Task instructions ▸ Reproduce the listing below character for character; drop every image.

Material provided ▸
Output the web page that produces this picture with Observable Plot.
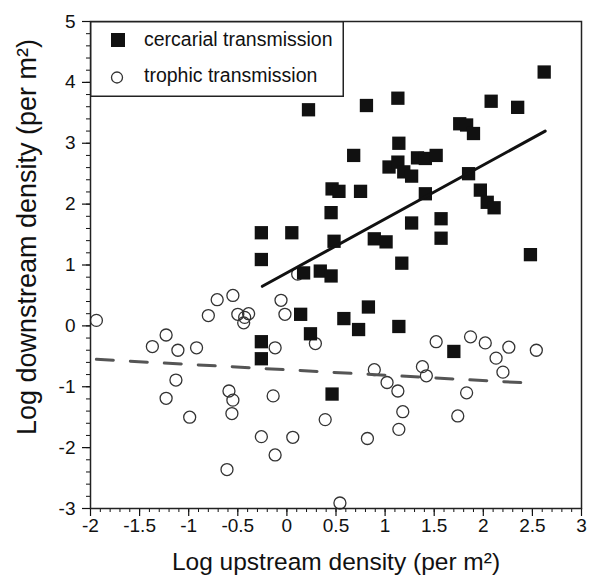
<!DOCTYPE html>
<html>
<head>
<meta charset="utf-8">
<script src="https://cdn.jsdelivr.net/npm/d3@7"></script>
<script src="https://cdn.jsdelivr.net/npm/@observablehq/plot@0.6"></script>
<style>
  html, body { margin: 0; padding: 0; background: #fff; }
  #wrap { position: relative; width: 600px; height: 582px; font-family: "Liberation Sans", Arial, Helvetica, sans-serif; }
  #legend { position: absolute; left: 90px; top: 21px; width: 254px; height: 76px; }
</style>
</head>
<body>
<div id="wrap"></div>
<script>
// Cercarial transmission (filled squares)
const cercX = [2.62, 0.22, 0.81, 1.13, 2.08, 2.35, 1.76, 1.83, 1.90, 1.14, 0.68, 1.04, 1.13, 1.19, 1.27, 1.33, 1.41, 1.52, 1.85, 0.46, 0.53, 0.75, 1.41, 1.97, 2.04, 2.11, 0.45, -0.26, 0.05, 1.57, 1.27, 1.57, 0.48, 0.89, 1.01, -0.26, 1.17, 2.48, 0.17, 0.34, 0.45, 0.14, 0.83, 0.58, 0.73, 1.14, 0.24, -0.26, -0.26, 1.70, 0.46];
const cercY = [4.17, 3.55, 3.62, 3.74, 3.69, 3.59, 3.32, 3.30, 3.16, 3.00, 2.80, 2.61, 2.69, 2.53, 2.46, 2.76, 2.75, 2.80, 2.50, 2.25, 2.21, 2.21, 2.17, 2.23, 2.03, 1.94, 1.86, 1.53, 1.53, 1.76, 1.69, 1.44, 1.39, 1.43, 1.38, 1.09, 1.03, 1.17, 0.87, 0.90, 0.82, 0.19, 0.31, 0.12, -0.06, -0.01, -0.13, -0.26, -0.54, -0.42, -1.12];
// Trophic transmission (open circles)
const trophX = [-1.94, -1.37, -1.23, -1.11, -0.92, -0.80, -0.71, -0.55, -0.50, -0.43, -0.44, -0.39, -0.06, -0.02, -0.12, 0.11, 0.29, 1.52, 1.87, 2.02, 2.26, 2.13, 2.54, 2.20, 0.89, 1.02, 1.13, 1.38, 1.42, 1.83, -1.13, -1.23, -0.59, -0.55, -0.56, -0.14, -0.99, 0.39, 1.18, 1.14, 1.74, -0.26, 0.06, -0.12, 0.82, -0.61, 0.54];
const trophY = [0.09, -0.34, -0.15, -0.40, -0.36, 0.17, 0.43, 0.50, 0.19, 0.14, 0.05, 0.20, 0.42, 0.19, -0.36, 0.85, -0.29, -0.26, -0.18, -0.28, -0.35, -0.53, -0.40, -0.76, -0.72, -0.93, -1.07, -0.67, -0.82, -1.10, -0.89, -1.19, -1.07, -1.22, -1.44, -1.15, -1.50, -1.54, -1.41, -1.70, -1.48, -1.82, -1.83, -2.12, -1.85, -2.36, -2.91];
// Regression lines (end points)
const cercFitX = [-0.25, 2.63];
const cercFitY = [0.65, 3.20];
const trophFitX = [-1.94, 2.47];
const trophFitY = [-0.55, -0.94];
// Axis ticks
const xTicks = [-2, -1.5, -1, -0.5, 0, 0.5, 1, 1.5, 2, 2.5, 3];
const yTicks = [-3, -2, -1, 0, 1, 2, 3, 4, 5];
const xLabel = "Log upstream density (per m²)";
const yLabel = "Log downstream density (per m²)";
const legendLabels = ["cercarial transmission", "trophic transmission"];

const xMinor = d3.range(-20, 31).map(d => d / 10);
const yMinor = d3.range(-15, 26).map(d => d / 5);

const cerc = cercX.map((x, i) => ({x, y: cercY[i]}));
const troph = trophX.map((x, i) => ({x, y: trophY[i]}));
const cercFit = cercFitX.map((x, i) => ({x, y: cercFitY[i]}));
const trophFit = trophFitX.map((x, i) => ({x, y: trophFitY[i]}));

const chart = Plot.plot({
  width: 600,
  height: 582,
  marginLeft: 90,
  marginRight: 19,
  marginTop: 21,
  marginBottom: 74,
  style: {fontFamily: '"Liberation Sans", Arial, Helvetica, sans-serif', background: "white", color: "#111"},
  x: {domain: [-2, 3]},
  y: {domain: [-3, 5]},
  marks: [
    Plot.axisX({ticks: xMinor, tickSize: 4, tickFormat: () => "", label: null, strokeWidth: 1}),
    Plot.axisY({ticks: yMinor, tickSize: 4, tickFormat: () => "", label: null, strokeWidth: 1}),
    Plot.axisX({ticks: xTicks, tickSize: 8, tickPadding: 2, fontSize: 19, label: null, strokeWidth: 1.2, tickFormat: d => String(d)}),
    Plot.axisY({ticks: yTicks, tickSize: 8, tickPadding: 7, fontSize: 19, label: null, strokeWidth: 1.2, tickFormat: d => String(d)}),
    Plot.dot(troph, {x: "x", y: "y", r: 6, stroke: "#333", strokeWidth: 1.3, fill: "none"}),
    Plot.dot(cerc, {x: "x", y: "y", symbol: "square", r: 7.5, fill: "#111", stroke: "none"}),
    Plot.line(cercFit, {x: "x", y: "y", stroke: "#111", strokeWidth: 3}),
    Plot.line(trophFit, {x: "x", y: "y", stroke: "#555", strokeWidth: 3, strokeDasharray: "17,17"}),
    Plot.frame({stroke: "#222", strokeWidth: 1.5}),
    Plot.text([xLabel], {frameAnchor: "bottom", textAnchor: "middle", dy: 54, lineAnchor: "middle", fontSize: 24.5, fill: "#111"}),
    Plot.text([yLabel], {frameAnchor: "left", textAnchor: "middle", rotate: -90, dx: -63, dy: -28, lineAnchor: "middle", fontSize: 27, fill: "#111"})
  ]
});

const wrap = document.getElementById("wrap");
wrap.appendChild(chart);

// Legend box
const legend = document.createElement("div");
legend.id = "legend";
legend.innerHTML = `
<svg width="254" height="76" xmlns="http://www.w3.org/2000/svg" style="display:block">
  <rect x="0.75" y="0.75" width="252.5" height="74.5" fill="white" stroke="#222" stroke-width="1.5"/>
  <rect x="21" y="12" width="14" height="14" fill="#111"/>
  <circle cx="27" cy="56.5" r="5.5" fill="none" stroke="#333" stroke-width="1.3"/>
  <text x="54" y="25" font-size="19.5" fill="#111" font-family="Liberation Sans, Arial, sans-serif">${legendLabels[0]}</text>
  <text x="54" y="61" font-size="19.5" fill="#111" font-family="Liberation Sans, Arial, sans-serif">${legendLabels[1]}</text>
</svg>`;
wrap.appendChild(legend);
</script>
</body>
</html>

Finished answer ▸
Output the web page that produces this picture with Observable Plot.
<!DOCTYPE html>
<html>
<head>
<meta charset="utf-8">
<script src="https://cdn.jsdelivr.net/npm/d3@7"></script>
<script src="https://cdn.jsdelivr.net/npm/@observablehq/plot@0.6"></script>
<style>
  html, body { margin: 0; padding: 0; background: #fff; }
  #wrap { position: relative; width: 600px; height: 582px; font-family: "Liberation Sans", Arial, Helvetica, sans-serif; }
  #legend { position: absolute; left: 90px; top: 21px; width: 254px; height: 76px; }
</style>
</head>
<body>
<div id="wrap"></div>
<script>
// Cercarial transmission (filled squares)
const cercX = [2.62, 0.22, 0.81, 1.13, 2.08, 2.35, 1.76, 1.83, 1.90, 1.14, 0.68, 1.04, 1.13, 1.19, 1.27, 1.33, 1.41, 1.52, 1.85, 0.46, 0.53, 0.75, 1.41, 1.97, 2.04, 2.11, 0.45, -0.26, 0.05, 1.57, 1.27, 1.57, 0.48, 0.89, 1.01, -0.26, 1.17, 2.48, 0.17, 0.34, 0.45, 0.14, 0.83, 0.58, 0.73, 1.14, 0.24, -0.26, -0.26, 1.70, 0.46];
const cercY = [4.17, 3.55, 3.62, 3.74, 3.69, 3.59, 3.32, 3.30, 3.16, 3.00, 2.80, 2.61, 2.69, 2.53, 2.46, 2.76, 2.75, 2.80, 2.50, 2.25, 2.21, 2.21, 2.17, 2.23, 2.03, 1.94, 1.86, 1.53, 1.53, 1.76, 1.69, 1.44, 1.39, 1.43, 1.38, 1.09, 1.03, 1.17, 0.87, 0.90, 0.82, 0.19, 0.31, 0.12, -0.06, -0.01, -0.13, -0.26, -0.54, -0.42, -1.12];
// Trophic transmission (open circles)
const trophX = [-1.94, -1.37, -1.23, -1.11, -0.92, -0.80, -0.71, -0.55, -0.50, -0.43, -0.44, -0.39, -0.06, -0.02, -0.12, 0.11, 0.29, 1.52, 1.87, 2.02, 2.26, 2.13, 2.54, 2.20, 0.89, 1.02, 1.13, 1.38, 1.42, 1.83, -1.13, -1.23, -0.59, -0.55, -0.56, -0.14, -0.99, 0.39, 1.18, 1.14, 1.74, -0.26, 0.06, -0.12, 0.82, -0.61, 0.54];
const trophY = [0.09, -0.34, -0.15, -0.40, -0.36, 0.17, 0.43, 0.50, 0.19, 0.14, 0.05, 0.20, 0.42, 0.19, -0.36, 0.85, -0.29, -0.26, -0.18, -0.28, -0.35, -0.53, -0.40, -0.76, -0.72, -0.93, -1.07, -0.67, -0.82, -1.10, -0.89, -1.19, -1.07, -1.22, -1.44, -1.15, -1.50, -1.54, -1.41, -1.70, -1.48, -1.82, -1.83, -2.12, -1.85, -2.36, -2.91];
// Regression lines (end points)
const cercFitX = [-0.25, 2.63];
const cercFitY = [0.65, 3.20];
const trophFitX = [-1.94, 2.47];
const trophFitY = [-0.55, -0.94];
// Axis ticks
const xTicks = [-2, -1.5, -1, -0.5, 0, 0.5, 1, 1.5, 2, 2.5, 3];
const yTicks = [-3, -2, -1, 0, 1, 2, 3, 4, 5];
const xLabel = "Log upstream density (per m²)";
const yLabel = "Log downstream density (per m²)";
const legendLabels = ["cercarial transmission", "trophic transmission"];

const xMinor = d3.range(-20, 31).map(d => d / 10);
const yMinor = d3.range(-15, 26).map(d => d / 5);

const cerc = cercX.map((x, i) => ({x, y: cercY[i]}));
const troph = trophX.map((x, i) => ({x, y: trophY[i]}));
const cercFit = cercFitX.map((x, i) => ({x, y: cercFitY[i]}));
const trophFit = trophFitX.map((x, i) => ({x, y: trophFitY[i]}));

const chart = Plot.plot({
  width: 600,
  height: 582,
  marginLeft: 90,
  marginRight: 19,
  marginTop: 21,
  marginBottom: 74,
  style: {fontFamily: '"Liberation Sans", Arial, Helvetica, sans-serif', background: "white", color: "#111"},
  x: {domain: [-2, 3]},
  y: {domain: [-3, 5]},
  marks: [
    Plot.axisX({ticks: xMinor, tickSize: 4, tickFormat: () => "", label: null, strokeWidth: 1}),
    Plot.axisY({ticks: yMinor, tickSize: 4, tickFormat: () => "", label: null, strokeWidth: 1}),
    Plot.axisX({ticks: xTicks, tickSize: 8, tickPadding: 2, fontSize: 19, label: null, strokeWidth: 1.2, tickFormat: d => String(d)}),
    Plot.axisY({ticks: yTicks, tickSize: 8, tickPadding: 7, fontSize: 19, label: null, strokeWidth: 1.2, tickFormat: d => String(d)}),
    Plot.dot(troph, {x: "x", y: "y", r: 6, stroke: "#333", strokeWidth: 1.3, fill: "none"}),
    Plot.dot(cerc, {x: "x", y: "y", symbol: "square", r: 7.5, fill: "#111", stroke: "none"}),
    Plot.line(cercFit, {x: "x", y: "y", stroke: "#111", strokeWidth: 3}),
    Plot.line(trophFit, {x: "x", y: "y", stroke: "#555", strokeWidth: 3, strokeDasharray: "17,17"}),
    Plot.frame({stroke: "#222", strokeWidth: 1.5}),
    Plot.text([xLabel], {frameAnchor: "bottom", textAnchor: "middle", dy: 54, lineAnchor: "middle", fontSize: 24.5, fill: "#111"}),
    Plot.text([yLabel], {frameAnchor: "left", textAnchor: "middle", rotate: -90, dx: -63, dy: -28, lineAnchor: "middle", fontSize: 27, fill: "#111"})
  ]
});

const wrap = document.getElementById("wrap");
wrap.appendChild(chart);

// Legend box
const legend = document.createElement("div");
legend.id = "legend";
legend.innerHTML = `
<svg width="254" height="76" xmlns="http://www.w3.org/2000/svg" style="display:block">
  <rect x="0.75" y="0.75" width="252.5" height="74.5" fill="white" stroke="#222" stroke-width="1.5"/>
  <rect x="21" y="12" width="14" height="14" fill="#111"/>
  <circle cx="27" cy="56.5" r="5.5" fill="none" stroke="#333" stroke-width="1.3"/>
  <text x="54" y="25" font-size="19.5" fill="#111" font-family="Liberation Sans, Arial, sans-serif">${legendLabels[0]}</text>
  <text x="54" y="61" font-size="19.5" fill="#111" font-family="Liberation Sans, Arial, sans-serif">${legendLabels[1]}</text>
</svg>`;
wrap.appendChild(legend);
</script>
</body>
</html>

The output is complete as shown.